Extract every line of the material below and reproduce it faithfully.
───── Recorded data
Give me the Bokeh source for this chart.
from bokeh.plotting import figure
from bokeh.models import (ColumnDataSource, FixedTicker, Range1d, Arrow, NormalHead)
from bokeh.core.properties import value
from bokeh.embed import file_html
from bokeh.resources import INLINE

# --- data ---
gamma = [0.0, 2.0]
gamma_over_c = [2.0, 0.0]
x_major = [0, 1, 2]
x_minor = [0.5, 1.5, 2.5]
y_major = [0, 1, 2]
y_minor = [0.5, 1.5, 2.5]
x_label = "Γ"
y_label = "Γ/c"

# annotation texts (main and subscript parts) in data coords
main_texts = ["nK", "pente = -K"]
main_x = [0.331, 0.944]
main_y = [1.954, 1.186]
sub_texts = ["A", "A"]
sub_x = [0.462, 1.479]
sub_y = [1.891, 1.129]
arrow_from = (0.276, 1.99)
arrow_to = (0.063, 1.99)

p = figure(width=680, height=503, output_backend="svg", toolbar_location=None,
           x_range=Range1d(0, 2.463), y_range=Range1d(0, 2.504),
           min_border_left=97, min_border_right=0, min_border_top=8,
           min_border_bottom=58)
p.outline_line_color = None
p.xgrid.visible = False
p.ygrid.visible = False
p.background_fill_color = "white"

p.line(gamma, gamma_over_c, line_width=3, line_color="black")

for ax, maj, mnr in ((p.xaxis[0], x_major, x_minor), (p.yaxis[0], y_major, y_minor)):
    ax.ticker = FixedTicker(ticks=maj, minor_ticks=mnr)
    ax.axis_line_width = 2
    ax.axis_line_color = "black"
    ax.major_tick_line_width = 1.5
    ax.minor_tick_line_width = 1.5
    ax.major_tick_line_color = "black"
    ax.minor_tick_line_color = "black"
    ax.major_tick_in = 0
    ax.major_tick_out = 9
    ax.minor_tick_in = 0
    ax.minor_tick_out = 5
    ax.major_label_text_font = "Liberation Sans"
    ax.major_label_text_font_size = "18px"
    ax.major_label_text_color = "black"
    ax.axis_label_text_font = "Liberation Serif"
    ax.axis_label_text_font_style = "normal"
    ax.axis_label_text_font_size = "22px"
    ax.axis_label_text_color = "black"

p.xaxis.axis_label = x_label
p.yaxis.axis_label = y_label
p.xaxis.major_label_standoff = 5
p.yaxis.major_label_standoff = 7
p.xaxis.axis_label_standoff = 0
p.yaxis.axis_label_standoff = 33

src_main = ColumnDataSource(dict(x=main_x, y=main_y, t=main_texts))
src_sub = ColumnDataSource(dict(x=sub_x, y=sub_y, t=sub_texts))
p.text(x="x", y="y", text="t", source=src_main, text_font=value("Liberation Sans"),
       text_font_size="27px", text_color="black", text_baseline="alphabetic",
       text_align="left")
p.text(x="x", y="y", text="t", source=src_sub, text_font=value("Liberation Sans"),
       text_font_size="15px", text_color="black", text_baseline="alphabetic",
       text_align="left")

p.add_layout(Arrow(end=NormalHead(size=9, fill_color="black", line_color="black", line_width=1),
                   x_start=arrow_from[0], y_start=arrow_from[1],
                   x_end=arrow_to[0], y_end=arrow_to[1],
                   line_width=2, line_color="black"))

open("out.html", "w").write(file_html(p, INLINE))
──────────
▶ [Output]:
Give me the Bokeh source for this chart.
from bokeh.plotting import figure
from bokeh.models import (ColumnDataSource, FixedTicker, Range1d, Arrow, NormalHead)
from bokeh.core.properties import value
from bokeh.embed import file_html
from bokeh.resources import INLINE

# --- data ---
gamma = [0.0, 2.0]
gamma_over_c = [2.0, 0.0]
x_major = [0, 1, 2]
x_minor = [0.5, 1.5, 2.5]
y_major = [0, 1, 2]
y_minor = [0.5, 1.5, 2.5]
x_label = "Γ"
y_label = "Γ/c"

# annotation texts (main and subscript parts) in data coords
main_texts = ["nK", "pente = -K"]
main_x = [0.331, 0.944]
main_y = [1.954, 1.186]
sub_texts = ["A", "A"]
sub_x = [0.462, 1.479]
sub_y = [1.891, 1.129]
arrow_from = (0.276, 1.99)
arrow_to = (0.063, 1.99)

p = figure(width=680, height=503, output_backend="svg", toolbar_location=None,
           x_range=Range1d(0, 2.463), y_range=Range1d(0, 2.504),
           min_border_left=97, min_border_right=0, min_border_top=8,
           min_border_bottom=58)
p.outline_line_color = None
p.xgrid.visible = False
p.ygrid.visible = False
p.background_fill_color = "white"

p.line(gamma, gamma_over_c, line_width=3, line_color="black")

for ax, maj, mnr in ((p.xaxis[0], x_major, x_minor), (p.yaxis[0], y_major, y_minor)):
    ax.ticker = FixedTicker(ticks=maj, minor_ticks=mnr)
    ax.axis_line_width = 2
    ax.axis_line_color = "black"
    ax.major_tick_line_width = 1.5
    ax.minor_tick_line_width = 1.5
    ax.major_tick_line_color = "black"
    ax.minor_tick_line_color = "black"
    ax.major_tick_in = 0
    ax.major_tick_out = 9
    ax.minor_tick_in = 0
    ax.minor_tick_out = 5
    ax.major_label_text_font = "Liberation Sans"
    ax.major_label_text_font_size = "18px"
    ax.major_label_text_color = "black"
    ax.axis_label_text_font = "Liberation Serif"
    ax.axis_label_text_font_style = "normal"
    ax.axis_label_text_font_size = "22px"
    ax.axis_label_text_color = "black"

p.xaxis.axis_label = x_label
p.yaxis.axis_label = y_label
p.xaxis.major_label_standoff = 5
p.yaxis.major_label_standoff = 7
p.xaxis.axis_label_standoff = 0
p.yaxis.axis_label_standoff = 33

src_main = ColumnDataSource(dict(x=main_x, y=main_y, t=main_texts))
src_sub = ColumnDataSource(dict(x=sub_x, y=sub_y, t=sub_texts))
p.text(x="x", y="y", text="t", source=src_main, text_font=value("Liberation Sans"),
       text_font_size="27px", text_color="black", text_baseline="alphabetic",
       text_align="left")
p.text(x="x", y="y", text="t", source=src_sub, text_font=value("Liberation Sans"),
       text_font_size="15px", text_color="black", text_baseline="alphabetic",
       text_align="left")

p.add_layout(Arrow(end=NormalHead(size=9, fill_color="black", line_color="black", line_width=1),
                   x_start=arrow_from[0], y_start=arrow_from[1],
                   x_end=arrow_to[0], y_end=arrow_to[1],
                   line_width=2, line_color="black"))

open("out.html", "w").write(file_html(p, INLINE))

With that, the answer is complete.